Working with a clean, dry voice recording is a luxury that the mixer doesn’t always have. Whether on dialogue or vocals in a music mix, it’s possible to salvage soupy voices when you have the right tool.
Noise And Reverberation
It’s easy to take being able to record the human voice for granted. The gear available to the engineer is now so good that we needn’t even worry about setting the recording level in some cases. Certainly, the gear is not the weakest link in ninety-nine percent of cases, and operational error aside, most problems regarding noise or unwanted ambience are entirely environmental. Less than ideal surroundings for the musician can invite fan noise or poor acoustics onto the recording, while location voices can suffer similar problems often dictated by factors outside of the recordist’s control.
Closer Makes Better
Whether it’s noise or over-ambient pickup that’s spoiling the party, there is one single low tech solution that still triumphs over anything else; working distance. It stands to reason that working closer will dry up a recording, but what newer engineers and recordists may not realise is that the benefits increase exponentially the closer the working distance is. Conversely, being able to get a bit closer when working generally further away will probably make less of a noticeable difference. There are various factors at play here, but understanding the critical distance at which reverberation takes over in a given environment will help a lot.
Mix Fixes
Addressing these problems in the mix is far from ideal using conventional techniques, as anyone who has tried to use an expander to ‘fix’ reverb will tell you. The musician has the luxury of re-taking their vocal when noise strikes, or spending time optimising mic position, but this isn’t possible for everyone working in less than ideal conditions. Replacing dialogue for film and TV mixes is the time-honoured technique of improving quality, but increasingly mixers working in any industry find themselves with an ever-expanding arsenal of smart drying-up tools to bring us closer to the action.
Zynaptiq UNVEIL
German developers Zynaptiq describe UNVEIL as a de-reverberation and signal focussing tool. This makes it invaluable for mixers who need to dry up over-ambience in a recording, be that an individual track or whole mix. The plugin works in real time, and can also be used to modify the characteristics of the ambience as well as reduce it overall. Zynaptiq add that: “UNVEIL is designed to leave discrete echoes untouched.

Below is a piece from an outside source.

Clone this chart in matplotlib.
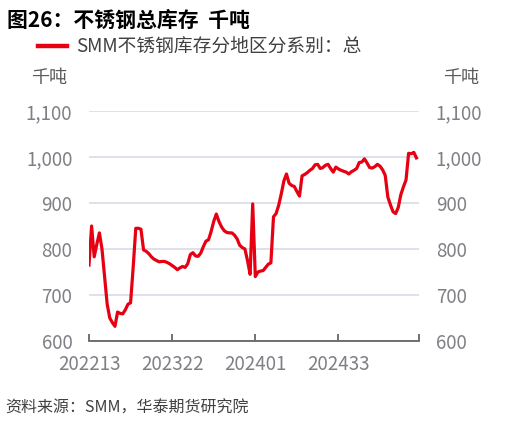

Feedback delay is often a relevant part of a composition, and should thus be considered as part of the signal rather than as reverb.” Uses cases for UNVEIL include:
Audio engineers can attenuate reverb in recordings
Film mixers and dialog editors can remove reverb from dialog and location sound
Music producers can turn vintage drum-loops rich in reverb into dry recordings, and vice-versa
Foley artists can remove ambience from sub-optimally captured sounds
Mix and mastering engineers can bring key mix elements into focus by attenuating components commonly referred to as "mud"
In our video below you can hear UNVEIL for yourself on dialogue that would have been unusable without.
A New Way
Being able to manipulate ambience used to be science-fiction. Using a powerful, smart, de-reverberation tool really can salvage or manipulate the reverberation characteristics in a meaningful way leaving many mixers wondering how they ever managed without them.